Let the Gospel tell the Gospel
This post’s title is of course the strapline that Christianity Explored, the course devised by my colleague Rico Tice at All Souls, has been using for a while. But it is a wonderfully apt and helpful one – for it not only describes how the course works – it gets people reading and grappling with Mark’s gospel to see for themselves what it says – but it also describes how preaching as a whole should work.
I’ll never forget Dick Lucas describing a piano recital he’d been at the previous evening. The performer was one of my heroes, Alfred Brendel, playing Beethoven sonatas. And Dick was mesmerised by the way Brendel allowed the printed music to control, direct, shape the entire performance. In Brendel (and this is one of the supreme reasons why I love listening to him), Beethoven’s text is always king – right down to the minutest dynamic markings and phrasing. The point is that the performer then fades so that the composer and his composition shine all the more brightly. There are too many musicians for whom the music is merely a platform on which to display their own (apparent) genius rather than exalt the composer’s.
The parallels with preachers and preaching are obvious. Which is why it is encouraging to see a plethora of resources appearing which seek to help people get into the text not the preacher (which is one of the reasons I worry about the celebritisation (!?) of preachers with fan clubs downloading their every utterance – especially on the other side of the Atlantic).
Mark’s Gospel Mark 3
Of course, having said all that, there’s an inevitable irony when we talk about CE – for Rico features pretty highly in the DVD revamp – he is the guide, narrator and reader. That is of course inevitable in the video age – the form/medium demands a trusted presenter to give continuity and guidance. But knowing Rico as I do, he is someone who totally recoils at the very notion of celebrity and works hard to point away from himself to the text. He wants Mark’s Gospel to tell the gospel – so he constantly gets noses buried in the text. And for the inquirer in a sceptical and suspicious age, this is simply essential. Courses based on a more systematic theological structure inevitably invite the question, ‘says who?’
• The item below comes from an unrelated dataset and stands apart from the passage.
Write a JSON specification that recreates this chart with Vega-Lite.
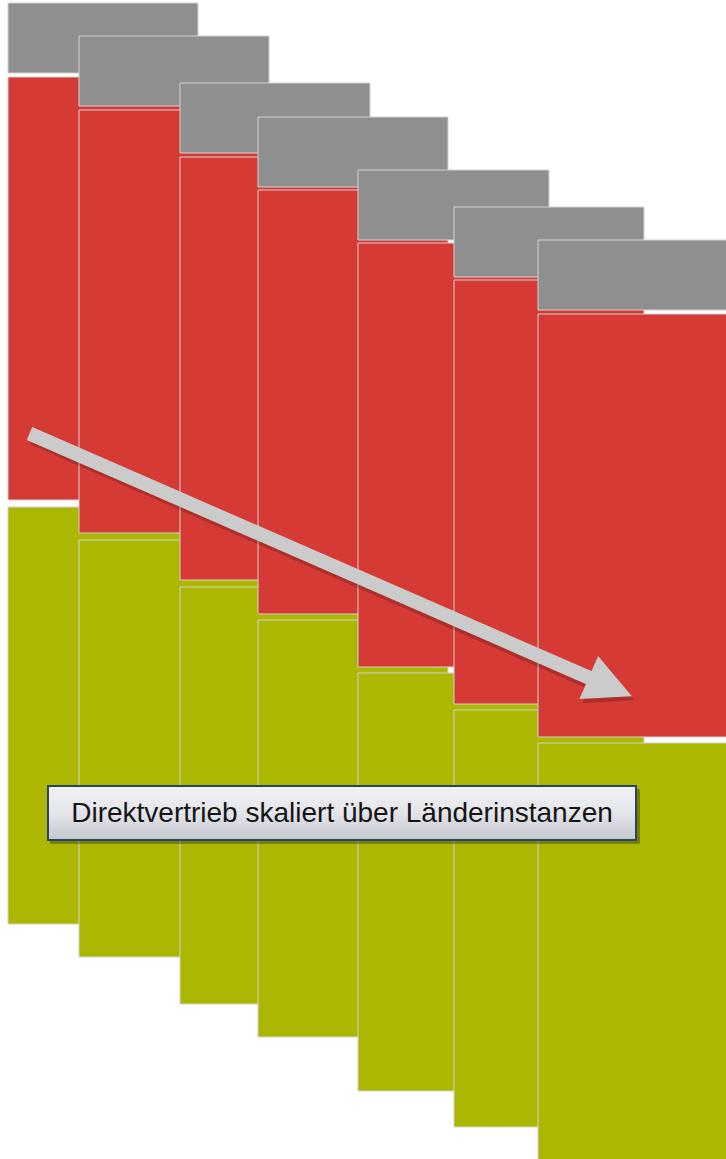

The new edition (we’re now on the 3rd version) is brilliantly produced – it’s very strong visually (with all kinds of powerful scenes and images to back up the message), shorter than previous courses and in many ways gripping. It is also less culturally specific (i.e. rugby no longer features as much as it once did!).
One new development, though, is the online backup to the course. There are now two linked sites – one aimed at those running courses and wanting to find out more about the other resources available; and one aimed at the enquiry, with a whole load of useful video clips explaining different aspects of the faith. They’ve done a brilliant job and it’s well worth spending a bit of time checking them out. Click on the relevant image below:
So I’m really excited to see the range of things that CE is developing. Long may it continue…
But then a couple of weeks ago, I received something else in the post out of the blue…
This time, the focus of attention in Peter Dickson and David Gibson’s course (called RICH) is Luke’s Gospel. It has been developed at their church in Aberdeen, High Church Hilton. But the principle is the same – as is the anticipated format with a meal, talk and discussion. The Alpha Course has popularised this format all over the world and for good reason – it really works. But even Alpha was by no means the first to use it.
I’ve not seen the course in action but from what I’ve read, it looks great. The outline is fairly standard too – but then it does take Luke’s telling of the message into account:
- What’s wrong with the world?
- Who does Jesus think he is?
- Who does Jesus think I am?
- What does Jesus want from me?
- What does Jesus offer me?
- Why did Jesus have to die?
I love the fact that the course is called RICH – for Luke is known for his many challenges and references to what constitutes true wealth. Because (I think) the book was published as a self-contained book and it has 9 chapters, the leaders’ notes suggest reading different chapters from different parts of the book (as well as from Luke, of course) each week. I wonder if that makes it a little bit muddling for the guest – but then other courses have done similar things. It does mean that the published book is not so much a workbook as background material to the course. Another small point is that the headings do sound a little individualistic as if the gospel was just about ‘God and me’. The book and the accompanying leaders’ guide do make it clear that this is not the case – but it might have been better to replace ‘me’ with ‘us’.
But these are a small gripes – anything that gets people into the text to let the text speak for itself has to be welcomed – and it’s just great that there are more and more means by which to help people do this. You can download various materials for the course for free from the church website.